My current thoughts are that a harmonising bard shares around one ability from each other party member based on their class. So if you have a barbarian who rages then the bard's harmonic war cry 1/day let's everyone else in the party including fighter, cleric, or bard (or even wizard) join in the rage. And if you have a rogue then the bard can as a bonus action cause a synchronised distraction to allow a party member to disengage or hide as a bonus action on their turn.
They're just offended by the concept of full-caster Bards, aesthetically.
Nope. I just find that with the existence of five other full casters in the PHB a sixth is boring. If it's the only way to make a ard that's up to the mark, then so be it. It's at least better than 3.0 and Pathfinder trash and closer to balance than 3.5 managed.
To hell with that! I started in 2E. The 2E Bard might technically seem like a half-caster, but in practical terms, no, because of XP. I was literally casting 5th-level spells before the Elven Fighter/Mage in my party was, back in 2E, and not far behind the actual full-on Mage.
As you say. The 2e bard wasn't trash.
I mean to be fair, only one Bard sucked, and that was the 3.XE Bard. 2E you levelled like a rocket and had access to a really good selection of stuff re: fighting, sneaking, and spelling, with music and lore to complete the package. 3.XE, you were just terrible.
Unless you knew what you were doing in 3.5 when you had unique and broken spells like Glibness, had a 2e like ability to get spells like Tasha's Hideous Laughter and Otto's Irresistible Dance sometimes even before the wizard, and there were enough ways of stacking bonuses to Inspire Courage that I gave the entire party +4 to hit and damage at level 3, and could maintain it for ages. Even the wizard was occasionally charging and stabbing orcs to death.
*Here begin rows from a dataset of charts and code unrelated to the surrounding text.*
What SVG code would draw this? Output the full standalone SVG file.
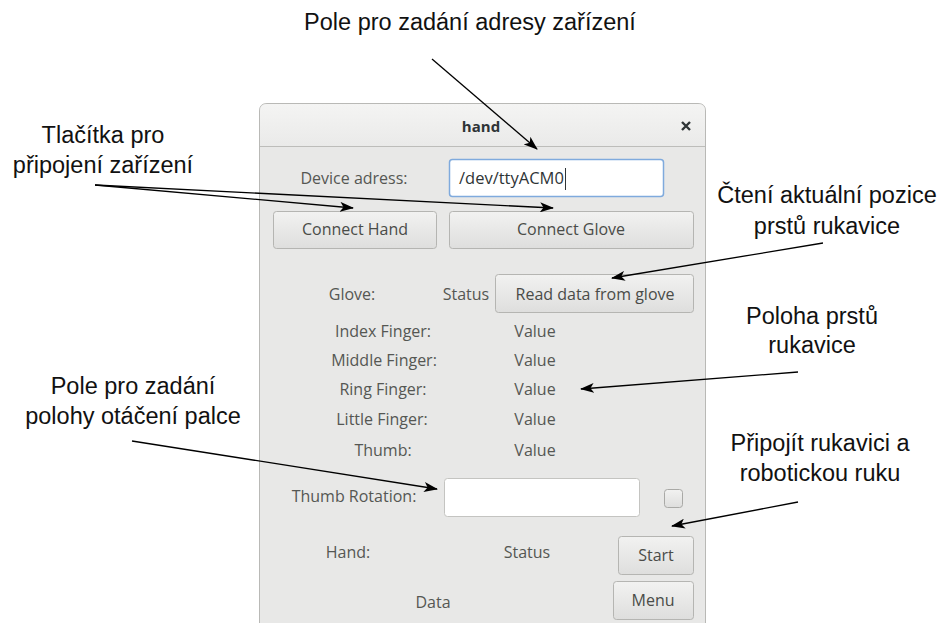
<svg xmlns="http://www.w3.org/2000/svg" width="940" height="623" viewBox="0 0 940 623">
<defs>
<linearGradient id="btn" x1="0" y1="0" x2="0" y2="1"><stop offset="0" stop-color="#f2f2f1"/><stop offset="1" stop-color="#dededd"/></linearGradient>
<linearGradient id="tb" x1="0" y1="0" x2="0" y2="1"><stop offset="0" stop-color="#f4f4f3"/><stop offset="1" stop-color="#eaeae9"/></linearGradient>
<marker id="ah" viewBox="0 0 14 10" refX="13" refY="5" markerWidth="14" markerHeight="10" markerUnits="userSpaceOnUse" orient="auto"><path d="M0,0 L14,5 L0,10 L3.5,5 Z" fill="#000"/></marker>
</defs>
<style>
.ann{font-family:"Liberation Sans",Arial,sans-serif;font-size:23.5px;fill:#111;text-anchor:middle}
.ui{font-family:"Open Sans","Noto Sans",sans-serif;font-size:16px;fill:#555753;text-anchor:middle}
.bt{font-family:"Open Sans","Noto Sans",sans-serif;font-size:16px;fill:#4a4c48;text-anchor:middle}
.b{fill:url(#btn);stroke:#b5b5b2;stroke-width:1}
.c{stroke:#000;stroke-width:1.3;fill:none;marker-end:url(#ah)}
</style>
<rect width="940" height="623" fill="#fff"/>
<g id="window">
<path d="M259.5,623 L259.5,111 Q259.5,103.5 267,103.5 L698,103.5 Q705.5,103.5 705.5,111 L705.5,623" fill="#e8e8e7" stroke="#b9b9b6"/>
<path d="M260,146 L260,111 Q260,104 267,104 L698,104 Q705,104 705,111 L705,146 Z" fill="url(#tb)"/>
<line x1="260" y1="146.5" x2="705" y2="146.5" stroke="#bdbdba"/>
<text x="481" y="132" style="font-family:'Open Sans','Noto Sans',sans-serif;font-size:15px;font-weight:bold;fill:#2e3436;text-anchor:middle">hand</text>
<path d="M682,122 L690,130 M690,122 L682,130" stroke="#2e3436" stroke-width="2.4"/>
</g>
<g id="device-address">
<text class="ui" x="354" y="184">Device adress:</text>
<rect x="449.5" y="159.5" width="214" height="37" rx="3" fill="#fff" stroke="#7faadd" stroke-width="1.5"/>
<text x="459" y="184" style="font-family:'Open Sans','Noto Sans',sans-serif;font-size:16.5px;fill:#2e3436">/dev/ttyACM0</text>
<line x1="565.5" y1="168" x2="565.5" y2="190" stroke="#2e3436"/>
</g>
<g id="btn-connect-hand"><rect class="b" x="273.5" y="211.5" width="163" height="37" rx="3"/><text class="bt" x="355" y="235">Connect Hand</text></g>
<g id="btn-connect-glove"><rect class="b" x="449.5" y="211.5" width="244" height="37" rx="3"/><text class="bt" x="571" y="235">Connect Glove</text></g>
<g id="glove-row">
<text class="ui" x="352" y="300">Glove:</text>
<text class="ui" x="466" y="300">Status</text>
<rect class="b" x="495.5" y="274.5" width="198" height="38" rx="3"/><text class="bt" x="595" y="300">Read data from glove</text>
</g>
<g id="fingers">
<text class="ui" x="383" y="337">Index Finger:</text><text class="ui" x="535" y="337">Value</text>
<text class="ui" x="384" y="366">Middle Finger:</text><text class="ui" x="535" y="366">Value</text>
<text class="ui" x="383" y="395">Ring Finger:</text><text class="ui" x="535" y="395">Value</text>
<text class="ui" x="382" y="425">Little Finger:</text><text class="ui" x="535" y="425">Value</text>
<text class="ui" x="383" y="456">Thumb:</text><text class="ui" x="535" y="456">Value</text>
</g>
<g id="thumb-rotation">
<text class="ui" x="354" y="502">Thumb Rotation:</text>
<rect x="444.5" y="478.5" width="195" height="38" rx="3" fill="#fff" stroke="#c4c4c1"/>
<rect x="664.5" y="489.5" width="18" height="18" rx="3" fill="url(#btn)" stroke="#a9a9a6"/>
</g>
<g id="hand-row">
<text class="ui" x="348" y="558">Hand:</text>
<text class="ui" x="527" y="558">Status</text>
<rect class="b" x="618.5" y="536.5" width="75" height="38" rx="3"/><text class="bt" x="656" y="561">Start</text>
</g>
<g id="data-row">
<text class="ui" x="433" y="608">Data</text>
<rect class="b" x="613.5" y="581.5" width="80" height="38" rx="3"/><text class="bt" x="653" y="606">Menu</text>
</g>
<g id="annotations">
<text class="ann" x="470" y="30">Pole pro zadání adresy zařízení</text>
<text class="ann" x="103" y="143">Tlačítka pro</text>
<text class="ann" x="103" y="173">připojení zařízení</text>
<text class="ann" x="827" y="203">Čtení aktuální pozice</text>
<text class="ann" x="827" y="234">prstů rukavice</text>
<text class="ann" x="812" y="324">Poloha prstů</text>
<text class="ann" x="812" y="353">rukavice</text>
<text class="ann" x="133" y="394">Pole pro zadání</text>
<text class="ann" x="133" y="424">polohy otáčení palce</text>
<text class="ann" x="820" y="451">Připojít rukavici a</text>
<text class="ann" x="820" y="481">robotickou ruku</text>
</g>
<g id="connectors">
<line class="c" x1="432" y1="59" x2="537" y2="149"/>
<line class="c" x1="95" y1="185" x2="353" y2="208"/>
<line class="c" x1="95" y1="185" x2="553" y2="208"/>
<line class="c" x1="823" y1="243" x2="612" y2="278"/>
<line class="c" x1="798" y1="372" x2="581" y2="389"/>
<line class="c" x1="132" y1="441" x2="437" y2="489"/>
<line class="c" x1="798" y1="502" x2="672" y2="526"/>
</g>
</svg>
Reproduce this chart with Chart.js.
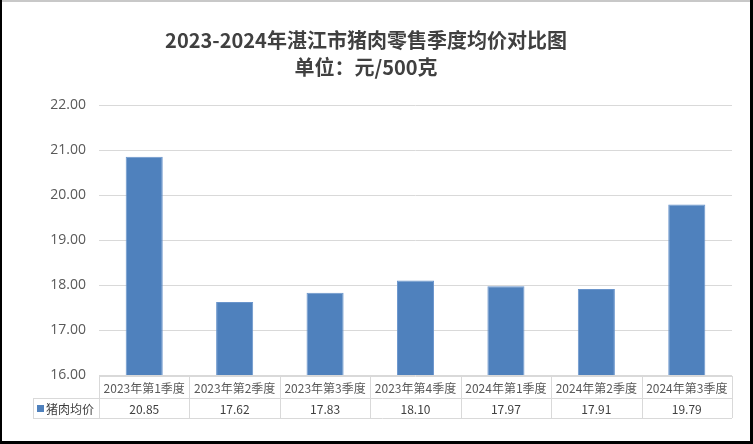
<!DOCTYPE html>
<html><head><meta charset="utf-8">
<script src="https://cdn.jsdelivr.net/npm/chart.js@4.4.0/dist/chart.umd.min.js"></script>
<style>
html,body{margin:0;padding:0;background:#fff;}
#wrap{position:relative;width:753px;height:444px;}
</style></head>
<body><div id="wrap"><canvas id="c" width="753" height="444"></canvas></div>
<script>
const titleLines = ['2023-2024年湛江市猪肉零售季度均价对比图', '单位：元/500克'];
const categories = ['2023年第1季度','2023年第2季度','2023年第3季度','2023年第4季度','2024年第1季度','2024年第2季度','2024年第3季度'];
const seriesName = '猪肉均价';
const prices = [20.85, 17.62, 17.83, 18.10, 17.97, 17.91, 19.79];
const yMin = 16, yMax = 22, yStep = 1;

const barColor = '#4F81BD';
const cjk = '"Noto Sans CJK SC", "Noto Sans", sans-serif';

const tablePlugin = {
  id: 'dataTable',
  afterDraw(chart) {
    const ctx = chart.ctx;
    const x = chart.scales.x;
    const area = chart.chartArea;
    const n = categories.length;
    const half = (x.getPixelForValue(1) - x.getPixelForValue(0)) / 2;
    const left = x.getPixelForValue(0) - half;
    const right = x.getPixelForValue(n - 1) + half;
    const r0 = area.bottom + 1, r1 = r0 + 22, r2 = r1 + 20;
    const legLeft = 33;
    ctx.save();
    ctx.strokeStyle = '#D9D9D9';
    ctx.lineWidth = 1;
    ctx.beginPath();
    ctx.moveTo(left, r0 + 0.5); ctx.lineTo(right, r0 + 0.5);
    ctx.moveTo(legLeft, r1 + 0.5); ctx.lineTo(right, r1 + 0.5);
    ctx.moveTo(legLeft, r2 + 0.5); ctx.lineTo(right, r2 + 0.5);
    ctx.moveTo(legLeft + 0.5, r1); ctx.lineTo(legLeft + 0.5, r2);
    for (let i = 0; i <= n; i++) {
      const xx = Math.round(left + i * half * 2) + 0.5;
      ctx.moveTo(xx, r0); ctx.lineTo(xx, r2);
    }
    ctx.stroke();
    ctx.textAlign = 'center';
    ctx.textBaseline = 'middle';
    ctx.font = '12px ' + cjk;
    ctx.fillStyle = '#595959';
    categories.forEach((c, i) => ctx.fillText(c, x.getPixelForValue(i), (r0 + r1) / 2 + 1));
    ctx.fillStyle = '#404040';
    prices.forEach((v, i) => ctx.fillText(v.toFixed(2), x.getPixelForValue(i), (r1 + r2) / 2 + 1));
    ctx.fillStyle = barColor;
    ctx.fillRect(legLeft + 4, (r1 + r2) / 2 - 3, 7, 7);
    ctx.fillStyle = '#404040';
    ctx.textAlign = 'left';
    ctx.fillText(seriesName, legLeft + 13, (r1 + r2) / 2 + 1);
    ctx.fillStyle = '#C8C8C8';
    ctx.fillRect(0, 0, 753, 2);
    ctx.fillStyle = '#000';
    ctx.fillRect(0, 0, 2, 444);
    ctx.fillRect(750, 0, 3, 444);
    ctx.fillRect(0, 441, 753, 3);
    ctx.restore();
  }
};

new Chart(document.getElementById('c'), {
  type: 'bar',
  data: {
    labels: categories,
    datasets: [{
      label: seriesName,
      data: prices,
      backgroundColor: barColor,
      borderColor: '#6A95CC',
      borderWidth: 1,
      barPercentage: 0.41,
      categoryPercentage: 1
    }]
  },
  options: {
    responsive: false,
    animation: false,
    devicePixelRatio: 1,
    layout: { padding: { left: 0, right: 21, top: 0, bottom: 69 } },
    plugins: {
      legend: { display: false },
      tooltip: { enabled: false },
      title: {
        display: true,
        text: titleLines,
        color: '#404040',
        font: { family: cjk, size: 20, weight: 'bold', lineHeight: 1.35 },
        padding: { top: 27, bottom: 24 }
      }
    },
    scales: {
      x: { display: false, offset: true },
      y: {
        min: yMin, max: yMax,
        afterFit(s) { s.width = 99; },
        border: { display: false },
        grid: { color: '#D9D9D9', drawTicks: false, lineWidth: 1 },
        ticks: {
          stepSize: yStep,
          padding: 13,
          color: '#595959',
          font: { family: '"Open Sans", "Noto Sans", sans-serif', size: 14 },
          callback: v => Number(v).toFixed(2)
        }
      }
    }
  },
  plugins: [tablePlugin]
});
</script></body></html>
Pathfinder broke literally all that.
4E Bard was extremely solid, fun, and well-themed.
Agreed
5E Bard is a powerhouse like all the 5E full casters and is great fun to play.
And is just the sixth powerhouse full caster. I want more.
 

I do - I've probably played more bards than any other class. I want it in its own design space the way the warlock and artificer are. We already have five spell spamming classes. I want a bard that either harmonizes with or syncopates with the party, either amplifying everyone's strengths or smoothing over and covering their weaknesses.
Yeah I don't include you, you seem to have decent ideas. I mean, to be completely honest I'd tear up my character sheet ahead of playing a Bard that worked like the harmonizing Bard you suggest - and make a Warlock - (also like a lot of multi-person buffers they'd be incredibly hard to balance with varying party-sizes, useless in tiny ones and broken-OP in bigger ones), but I get that it's just a suggestion and at least you're trying to think of ideas. I don't think any idea that invalidates pre-existing Bard concepts is viable though and that sort of thing kind of does. 4E has a bit of stuff a bit like that, but it was all optional and there were other powerful ways to be a Bard.

Re: the general point of their own chassis, yes, but I'd like to see that for a lot of classes and I doubt we will, sadly. Not before like 7E (no typo). I suspect sadly the only real way to balance things so full casters balance with other classes is still to pull down the top-end power of full casters a fair bit, and to move towards some kind of scenario where long/short rest class dichotomy is resolved (which would be at least 6E so outside the scope of this thread I think).
 

Mecheon

Sacabambaspis
Aside from basic quality of life stuff (The better dragonborn, renaming it to anything other than 'race', etc.), I'd add orcs and goblins and reorganise the races so they're all together. I'd probably just make half elves and half orcs sub-lineages of orcs and elves to boot

Also I'd be doing 90% of that to spite anyone who dislikes tieflings and dragonborn being core, and my eternal love of gnomes, but, y'know how it be.